I skimmed the article, and I assume that the ‘her’ refers to the Church, which is called the Bride of Christ, and is typically referred to in the feminine. ‘Her doctrine’= ‘the Roman Catholic Church’s doctrine’.
Also hear the phrase “Mother Church” from time to time amongst Catholics. Sort of ironic given that the leadership is almost exclusively male, but there you go.
I’ll yield to the Catholic Dopers, but I’d formed the impression that the Church was “she” for two reasons: “Ecclesia” is feminine, and she is referred to as “Mother Church.” The ‘bride of Christ’ imagery, though quite real and common, was not TTBOMK a contributing factor.
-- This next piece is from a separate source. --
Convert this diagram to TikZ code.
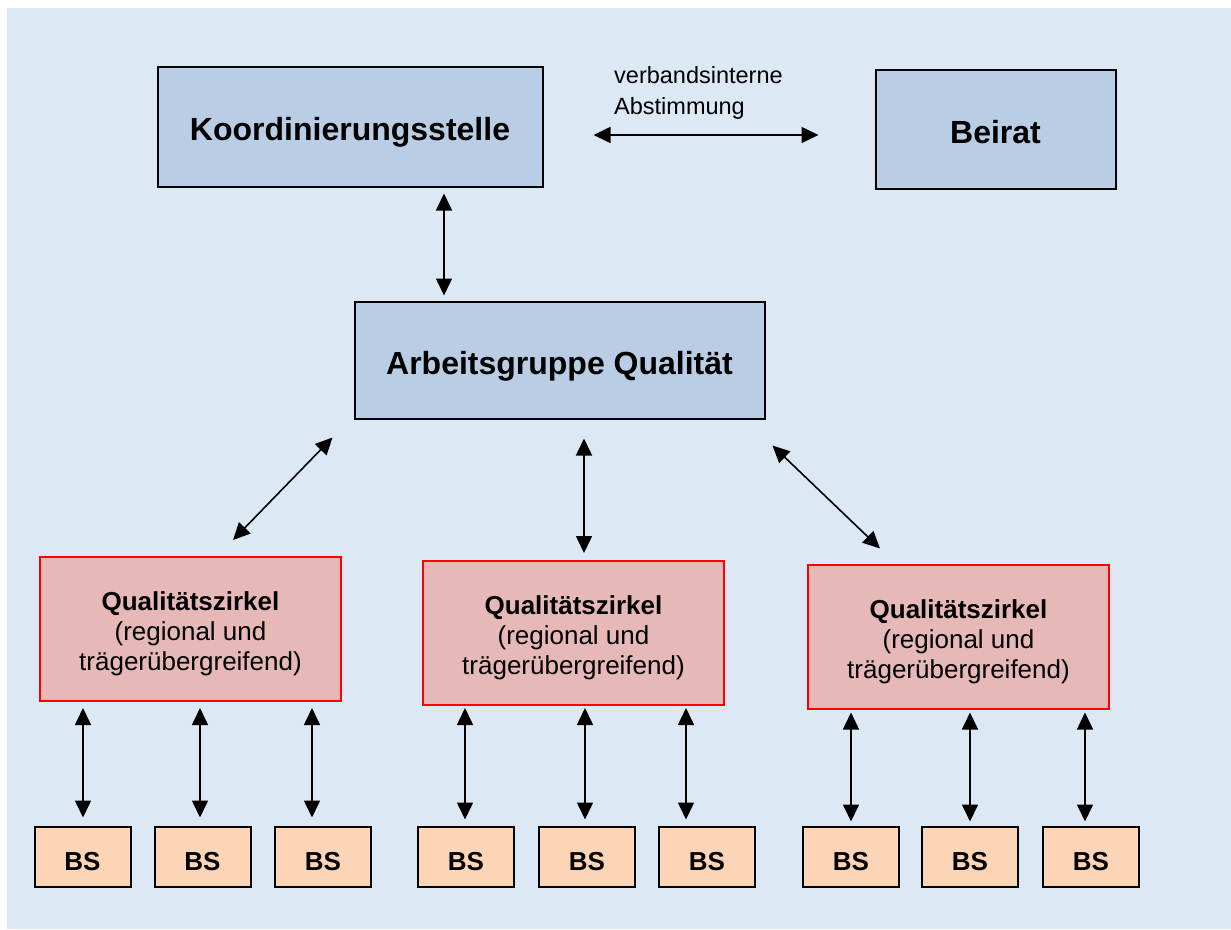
\documentclass[tikz,border=0pt]{standalone}
\usepackage{fontspec}
\setmainfont{Liberation Sans}
\usetikzlibrary{arrows.meta}
\definecolor{bgblue}{RGB}{221,232,245}
\definecolor{boxblue}{RGB}{185,205,229}
\definecolor{qzpink}{RGB}{230,184,183}
\definecolor{qzred}{RGB}{255,0,0}
\definecolor{bsorange}{RGB}{251,213,181}
\begin{document}
\begin{tikzpicture}[x=1pt,y=-1pt,
  bluebox/.style={draw=black, line width=2pt, fill=boxblue, inner sep=0pt,
    font=\fontsize{32}{38}\selectfont\bfseries, text height=28pt, text depth=0pt},
  qzbox/.style={draw=qzred, line width=2pt, fill=qzpink, inner sep=0pt,
    minimum width=301pt, minimum height=144pt, align=center,
    font=\fontsize{26}{30}\selectfont, text height=88pt, text depth=5pt},
  bsbox/.style={draw=black, line width=2pt, fill=bsorange, inner sep=0pt,
    minimum width=96pt, minimum height=60pt,
    font=\fontsize{26}{30}\selectfont\bfseries, text height=27pt, text depth=0pt},
  biarrow/.style={line width=1.6pt,
    {Triangle[length=17pt,width=16pt]}-{Triangle[length=17pt,width=16pt]}}
]
\useasboundingbox (0,0) rectangle (1231,929);
\fill[bgblue] (7,8) rectangle (1231,929);

% top boxes
\node[bluebox, minimum width=385pt, minimum height=120pt] (koord) at (350,126.5) {Koordinierungsstelle};
\node[bluebox, minimum width=240pt, minimum height=119pt] (beirat) at (995.5,129) {Beirat};
\node[bluebox, minimum width=410pt, minimum height=117pt] (ag) at (559.5,360) {Arbeitsgruppe Qualität};

\node[font=\fontsize{23.5}{31}\selectfont, align=left, anchor=west, inner sep=0pt] (lbl) at (614,92.5) {verbandsinterne\\Abstimmung};

% Qualitaetszirkel
\node[qzbox] (qz1) at (190.5,629) {{\bfseries Qualitätszirkel}\\(regional und\\trägerübergreifend)};
\node[qzbox] (qz2) at (573.5,633) {{\bfseries Qualitätszirkel}\\(regional und\\trägerübergreifend)};
\node[qzbox] (qz3) at (958.5,636.5) {{\bfseries Qualitätszirkel}\\(regional und\\trägerübergreifend)};

% BS boxes
\node[bsbox] (bs11) at (82.5,856.5) {BS};
\node[bsbox] (bs12) at (202.5,856.5) {BS};
\node[bsbox] (bs13) at (323,856.5) {BS};
\node[bsbox] (bs21) at (466,856.5) {BS};
\node[bsbox] (bs22) at (587,856.5) {BS};
\node[bsbox] (bs23) at (707,856.5) {BS};
\node[bsbox] (bs31) at (851,856.5) {BS};
\node[bsbox] (bs32) at (970,856.5) {BS};
\node[bsbox] (bs33) at (1091,856.5) {BS};

% connectors
\draw[biarrow, shorten <=50pt, shorten >=56pt] ([yshift=-8.5pt]koord.east) -- ([yshift=-6pt]beirat.west);
\draw[biarrow, shorten <=6pt, shorten >=5pt] ([xshift=94pt]koord.south) -- ([xshift=-115.5pt]ag.north);
\draw[biarrow] ([shift={(-21pt,-18pt)}]ag.south west) -- ([shift={(42.5pt,16pt)}]qz1.north);
\draw[biarrow] ([shift={(24.5pt,-19pt)}]ag.south) -- ([shift={(10.5pt,7pt)}]qz2.north);
\draw[biarrow] ([shift={(7pt,-26pt)}]ag.south east) -- ([shift={(-78.5pt,15pt)}]qz3.north);

\draw[biarrow, shorten <=6pt, shorten >=8pt] ([xshift=0.5pt]bs11.north |- qz1.south) -- ([xshift=0.5pt]bs11.north);
\draw[biarrow, shorten <=6pt, shorten >=8pt] ([xshift=-2.5pt]bs12.north |- qz1.south) -- ([xshift=-2.5pt]bs12.north);
\draw[biarrow, shorten <=6pt, shorten >=8pt] ([xshift=-11pt]bs13.north |- qz1.south) -- ([xshift=-11pt]bs13.north);

\draw[biarrow, shorten <=2pt, shorten >=6pt] ([xshift=-1pt]bs21.north |- qz2.south) -- ([xshift=-1pt]bs21.north);
\draw[biarrow, shorten <=2pt, shorten >=6pt] ([xshift=-2pt]bs22.north |- qz2.south) -- ([xshift=-2pt]bs22.north);
\draw[biarrow, shorten <=2pt, shorten >=6pt] ([xshift=-21pt]bs23.north |- qz2.south) -- ([xshift=-21pt]bs23.north);

\draw[biarrow, shorten <=3pt, shorten >=4pt] (bs31.north |- qz3.south) -- (bs31.north);
\draw[biarrow, shorten <=3pt, shorten >=4pt] (bs32.north |- qz3.south) -- (bs32.north);
\draw[biarrow, shorten <=3pt, shorten >=4pt] ([xshift=-6pt]bs33.north |- qz3.south) -- ([xshift=-6pt]bs33.north);
\end{tikzpicture}
\end{document}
Note that this is in reference to the Catholic Church, in English.
Vatican City would of course, like most countries, be neuter gender in English. (“Vatican City announced that its bank would…”) However, in Italian, it is citta (grave accent over the a which this keyboard refuses to make) derived from Latin civitas, both nouns being feminine. FWIW.
As Malodorous and Polycarp have noted, the common expression is “Mother Church,” (and there is a subtext that associates the church with Mary in some imagery). However, the confusion in the OP is that of conflating the Vatican with the church.
The Vatican is the location from which edicts are published and the Curia (in the Vatican) is the collective organization that prepares and administers those edicts, but within the church, there is never a confusion that the Vatican or the Curia is the church. There have clearly been members of the Curia, located at the Vatican, who have forgotten themselves, from time to time and actually believed that they were the church, but the college of cardinals and the many bishops scattered across the globe and the billion or so people around the world who call themselves “Catholic” never confuse the Vatican with the church, any more than Americans would confuse themselves with Washington D.C.
In most languages, nouns are in one of two classes. In the indo-European group, we call these classes “gender.” This is why Inspector Clouseu calls an thing “he,” or “she.” These languages lack an “it.” When speaking English, some people simply take the pronoun (he or she) from their mother tongue and plug it into English.
Penis ensues.
In the non-Indo-European languages nouns are classified in other ways. I understand at least one language uses “edible” and “inedible.”